A healthy young brindle Boxer eagerly eating gently steamed chicken and vegetables from a matte ceramic bowl on a light wood floor in a sunlit modern kitchen

If you're rethinking your dog's diet because of this recall, it's also worth pairing the conversation with two other 2026 health stories we've covered. The NC State UACR urine test for early kidney disease is now considered the most sensitive early-warning marker we have for dietary kidney stress, and the LA dog daycare leptospirosis outbreak is a useful reminder that many of the worst canine zoonotic infections come from environments and foods owners assumed were safe.

For dogs whose anxiety or behavior has shifted in the weeks since switching food — sometimes the first clinical hint of low-grade GI illness — the 50 cm rule from the DSTU anxiety study gives you a quick at-home baseline check.

What to do tonight

  1. Open your freezer. If you see a Raaw Energy plastic tube with a manufacturing date between July 17, 2025 and December 23, 2025, or the code 3.31.26.1, stop feeding it immediately.
  2. Bag it, seal it, and trash it in an outdoor bin.
  3. Deep-clean the freezer, bowl, and feeding area with a Listeria-rated disinfectant.
  4. Watch your dog for 7–14 days for vomiting, diarrhea, lethargy, or appetite loss — and call your vet at the first sign.
  5. Report any pet illness to the FDA Safety Reporting Portal so the agency can track the outbreak's true footprint.

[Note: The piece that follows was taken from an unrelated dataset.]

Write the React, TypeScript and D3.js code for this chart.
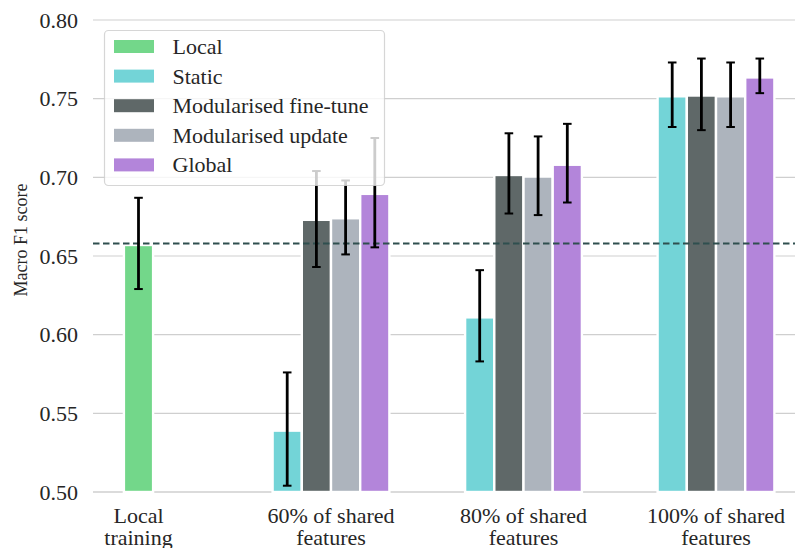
import * as d3 from "d3";

// x categories
const groups = ["Local training", "60% of shared features", "80% of shared features", "100% of shared features"];
const groupLabelLines = [
  ["Local", "training"],
  ["60% of shared", "features"],
  ["80% of shared", "features"],
  ["100% of shared", "features"],
];

// legend series
const seriesNames = ["Local", "Static", "Modularised fine-tune", "Modularised update", "Global"];
const seriesColors = ["#73d78a", "#73d4d7", "#5f6868", "#adb4bd", "#b385da"];

// local training (single bar)
const localMean = 0.657;
const localLo = 0.629;
const localHi = 0.687;

// shared-feature groups: 60%, 80%, 100%
const staticMean = [0.539, 0.611, 0.7515];
const staticLo = [0.504, 0.583, 0.732];
const staticHi = [0.576, 0.641, 0.773];

const fineTuneMean = [0.673, 0.7015, 0.752];
const fineTuneLo = [0.643, 0.677, 0.730];
const fineTuneHi = [0.704, 0.728, 0.7755];

const updateMean = [0.674, 0.7005, 0.7515];
const updateLo = [0.651, 0.676, 0.732];
const updateHi = [0.698, 0.726, 0.773];

const globalMean = [0.6895, 0.708, 0.7635];
const globalLo = [0.6555, 0.684, 0.7535];
const globalHi = [0.725, 0.734, 0.7755];

const baselineValue = 0.658;

const width = 795;
const height = 548;
const plotLeft = 93;
const plotRight = 795;
const plotTop = 20;
const plotBottom = 492;
const font = "Liberation Serif";
const textColor = "#262626";

export default function App() {
  const y = d3.scaleLinear().domain([0.5, 0.8]).range([plotBottom, plotTop]);
  const yTicks = y.ticks(6);

  const x = d3.scalePoint<string>().domain(groups).range([138.5, 716]);

  const sharedSeries = seriesNames.slice(1);
  const sub = d3.scaleBand<string>().domain(sharedSeries).range([-58.4, 58.4]).padding(0);
  const bw = sub.bandwidth();

  const sharedMeans = [staticMean, fineTuneMean, updateMean, globalMean];
  const sharedLos = [staticLo, fineTuneLo, updateLo, globalLo];
  const sharedHis = [staticHi, fineTuneHi, updateHi, globalHi];

  type Bar = { cx: number; mean: number; lo: number; hi: number; color: string; key: string };
  const bars: Bar[] = [];
  bars.push({
    cx: x(groups[0])!,
    mean: localMean,
    lo: localLo,
    hi: localHi,
    color: seriesColors[0],
    key: "local",
  });
  groups.slice(1).forEach((g, gi) => {
    sharedSeries.forEach((s, si) => {
      bars.push({
        cx: x(g)! + sub(s)! + bw / 2,
        mean: sharedMeans[si][gi],
        lo: sharedLos[si][gi],
        hi: sharedHis[si][gi],
        color: seriesColors[si + 1],
        key: `${g}-${s}`,
      });
    });
  });

  const capHalf = 4.3;
  const legendX = 104.5;
  const legendY = 30.5;
  const rowGap = 29.6;

  return (
    <svg
      width={width}
      height={height}
      style={{ position: "absolute", left: 0, top: 0 }}
    >
      <rect x={0} y={0} width={width} height={height} fill="#ffffff" />

      {yTicks.map((t) => (
        <g key={t}>
          <line
            x1={plotLeft}
            x2={plotRight}
            y1={y(t)}
            y2={y(t)}
            stroke="#cfcfcf"
            strokeWidth={t === 0.5 ? 1.6 : 1.1}
          />
          <text
            x={78}
            y={y(t)}
            textAnchor="end"
            dominantBaseline="central"
            fontFamily={font}
            fontSize={22}
            fill={textColor}
          >
            {d3.format(".2f")(t)}
          </text>
        </g>
      ))}

      {bars.map((b) => (
        <rect
          key={b.key}
          x={b.cx - bw / 2}
          y={y(b.mean)}
          width={bw}
          height={y(0.5) - y(b.mean)}
          fill={b.color}
          stroke="#ffffff"
          strokeWidth={2.4}
        />
      ))}

      <line
        x1={plotLeft}
        x2={plotRight}
        y1={y(baselineValue)}
        y2={y(baselineValue)}
        stroke="#2f4f4f"
        strokeWidth={2}
        strokeDasharray="6.5 3.5"
      />

      {bars.map((b) => (
        <g key={`err-${b.key}`} stroke="#000000">
          <line x1={b.cx} x2={b.cx} y1={y(b.hi)} y2={y(b.lo)} strokeWidth={2.8} />
          <line x1={b.cx - capHalf} x2={b.cx + capHalf} y1={y(b.hi)} y2={y(b.hi)} strokeWidth={2} />
          <line x1={b.cx - capHalf} x2={b.cx + capHalf} y1={y(b.lo)} y2={y(b.lo)} strokeWidth={2} />
        </g>
      ))}

      {groups.map((g, i) => (
        <text
          key={g}
          x={x(g)!}
          y={523}
          textAnchor="middle"
          fontFamily={font}
          fontSize={22}
          fill={textColor}
        >
          {groupLabelLines[i].map((line, li) => (
            <tspan key={li} x={x(g)!} dy={li === 0 ? 0 : 21.5}>
              {line}
            </tspan>
          ))}
        </text>
      ))}

      <text
        transform={`translate(27, 240) rotate(-90)`}
        textAnchor="middle"
        fontFamily={font}
        fontSize={18}
        fill={textColor}
      >
        Macro F1 score
      </text>

      <g>
        <rect
          x={legendX}
          y={legendY}
          width={280}
          height={155}
          rx={4}
          fill="#ffffff"
          fillOpacity={0.8}
          stroke="#cccccc"
          strokeOpacity={0.8}
          strokeWidth={1.2}
        />
        {seriesNames.map((s, i) => {
          const cy = legendY + 16 + i * rowGap;
          return (
            <g key={s}>
              <rect x={legendX + 9.5} y={cy - 6.5} width={40} height={13} fill={seriesColors[i]} />
              <text
                x={legendX + 68}
                y={cy}
                dominantBaseline="central"
                fontFamily={font}
                fontSize={22}
                fill={textColor}
              >
                {s}
              </text>
            </g>
          );
        })}
      </g>
    </svg>
  );
}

Raw feeding can be done responsibly. But this recall — 22 lots to 180+ in four months, with regulators publicly chiding the manufacturer — is a hard reminder that "all-natural" is not a synonym for "safe."

Frequently Asked Questions

Which Raaw Energy products are recalled?+

All Raaw Energy frozen dog food manufactured between July 17, 2025 and December 23, 2025, plus the Beef and Turkey Medley lot with date code 3.31.26.1. The company does not use conventional lot numbers, so the manufacturing date on the white sticker is the only identifier.

Is my dog at risk if they ate the food but seem fine?+

Possibly. The FDA confirms that dogs can become infected with Listeria, Salmonella, or Campylobacter from this product and shed live bacteria in saliva and feces without showing any clinical symptoms — so even an asymptomatic dog can expose people in the household.

Does freezing kill Listeria in raw dog food?+

No. Freezing pauses bacterial activity but does not kill Listeria, Salmonella, or Campylobacter. The pathogens reactivate as soon as the food thaws.

What symptoms should I watch for?+

Vomiting, fever, lethargy, decreased appetite, and diarrhea (including bloody diarrhea). Symptoms can take several days to appear. Call your veterinarian at the first sign and mention the Raaw Energy recall.

Is all raw dog food unsafe now?+

No, but the category has a higher baseline contamination risk than cooked diets. If you continue feeding raw, choose manufacturers with public batch-level pathogen testing, treat the food with the same hygiene you would raw chicken, and consider a gently-cooked alternative if anyone in your household is immunocompromised, pregnant, very young, or elderly.